Também o exercício da autoridade deve ser medido pela palavra e pela obra de Jesus Cristo. E não pode ser de outra maneira, já que, se a origem da autoridade na Igreja é divina, também deveria ser “divina” o modo de exercê-la. Se toda autoridade provém de Jesus, deveria ser exercida à maneira como Jesus a exerceu, e isso vale tanto para aqueles que detêm uma autoridade instituída como para aqueles que, devido às suas qualidades e carismas, exercem, de fato, autoridade de serviço nas comunidades cristãs.
Neste “como” se exerce e deve ser exercida a autoridade na Igreja está o desafio que as comunidades cristãs devem assumir.

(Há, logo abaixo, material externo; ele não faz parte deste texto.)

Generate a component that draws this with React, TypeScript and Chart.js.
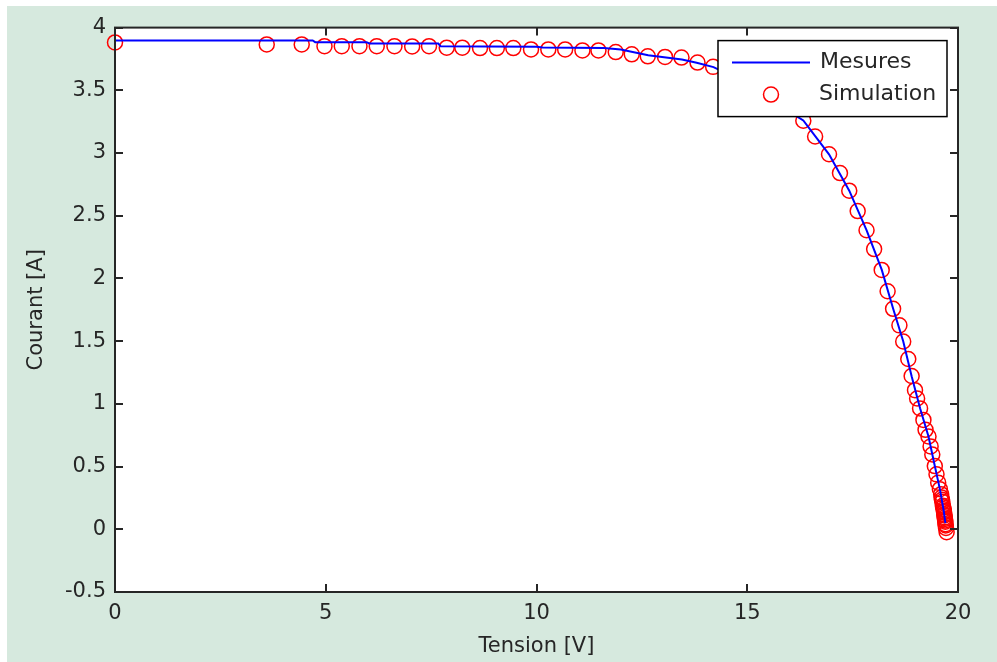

O Evangelho de hoje é claro quanto à maneira como se deve exercer a autoridade: a partir do serviço. Aquele que serve não domina, convertendo-se no centro, mas anima e integra o diferente. Aquele que serve, despoja-se de seus interesses privados e investe sua vida em benefício de todos.
Isso significa que todos aqueles que exercem a autoridade hão de voltar sempre ao manancial de onde brota o autêntico ser da Igreja, que é a palavra e a ação de Jesus. Não deve existir autoridade na Igreja que esteja por cima da ação do Espírito; ela não deve buscar outra coisa a não ser a vinculação de todos os membros da Igreja no amor e no serviço mútuo. Uma autoridade que se desvincula do “carisma de autoridade” do Espírito tende sempre a converter a instituição em um fim, esquecendo que só pode ser justificada na medida em que serve à obra do Espírito.
Texto bíblico: Mt 16,13-19
Na oração: suplicar a graça “do conhecimento interno de Jesus para mais amá-lo e mais segui-lo” (Santo Inácio).
“Conhecimento” que faz emergir aquilo que é o melhor em seu interior, a verdade da sua pessoa,para que você consiga ter uma visão ampla de si mesmo(a) e realizar-se da melhor maneira possível, ativando suas potencialidades. Cada um(a) é diferente, único(a), com saberes, expectativas, medos, ansiedades e desejos, pontos fortes e fraquezas, com seu ritmo e modos próprios de viver…
– Deixe ressoar em seu coração a voz de Jesus: “Tu és rocha firme, sobre a qual quero construir minha morada, em comunhão com o Pai e o Espírito Santo”.
Padre Adroaldo Palaoro, SJ
Diretor do Centro de Espiritualidade Inaciana (CEI).